I am advocating addressing *both* the near-term and the long-term simultaneously.

Further, I'm suggesting that perhaps to do anything other than address both simultaneously will lead to extremely dire consequences. And is, in my view, essentially unethical, given what we know. And we know what Stuart, FF, Robert, Jeffrey, Deffeyes, Bakhtiari and many others are telling us.

I'm disturbed by your bringing up "freezing in the dark" as an alternative to your views.

I do not and have never advocated "freezing in the dark."

Nor do I promote rabbit fur clothing and prairie sticks as future substitutes for clothing and meeting needs for food.

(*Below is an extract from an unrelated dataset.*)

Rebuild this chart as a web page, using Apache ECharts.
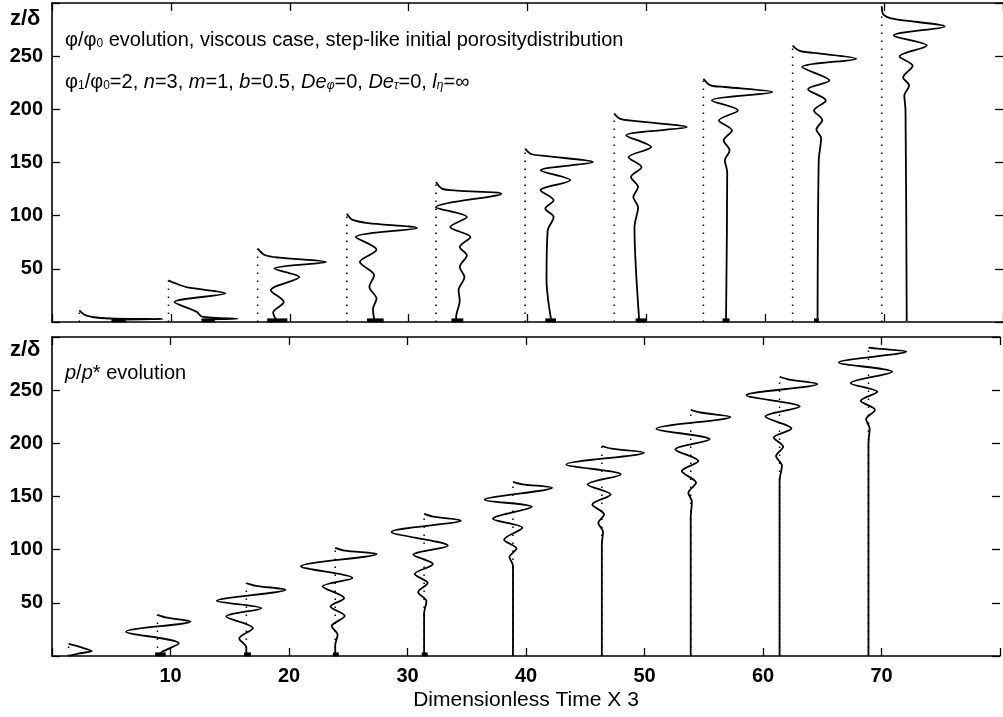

I'm trying to understand your point of view. I'm working hard to attempt to convey mine. I'm open to suggestions of how to increase our understanding of each others views.

To address another point: when you talk about "ethics", it again strikes me I haven't communicated well. When I mention ethics, I'm referring to the fact that people like yourself (if this isn't getting too personal!) - people attempting to invent, propose, and/or think about new energy technologies - and "energy and our future" - are in a unique position with respect to the rest of humanity.

You/(and I'm referring more specifically to those blessed with an education in science) understand "peak oil" and the prospect of finite energy resources in general. And understand them in a way that provides a unique, some might say, "realistic" perspective of what the implications mean.

Thus, to my way of thinking, this knowledge poses a great challenge to one's integrity. The greater one's scientific and technological understanding, the greater the challenge.

Why? Because "you" (generic "you") - know. And you know something very few people are in a position to know.

The mitigation of - the attempt to lessen - suffering requires careful thought and action. For example, to realize that conservation is the most humane way to deal with the finiteness of resources.

(Or, perhaps you disagree with the importance of conservation, in which case, let's talk about that.)

Thus, to know about the "big picture" without attempting to alert and educate others (including the tax-paying public from whom the funds are drawn) to the *underlying reasons* (emphasis) for the desire to pursue technological advances in energy extraction and "production" is somewhat misleading (IMHO). Not deliberately so. In fact, the lack of deliberateness is why I'm attempting to talk about this.

This is what I mean when I use the word "ethics".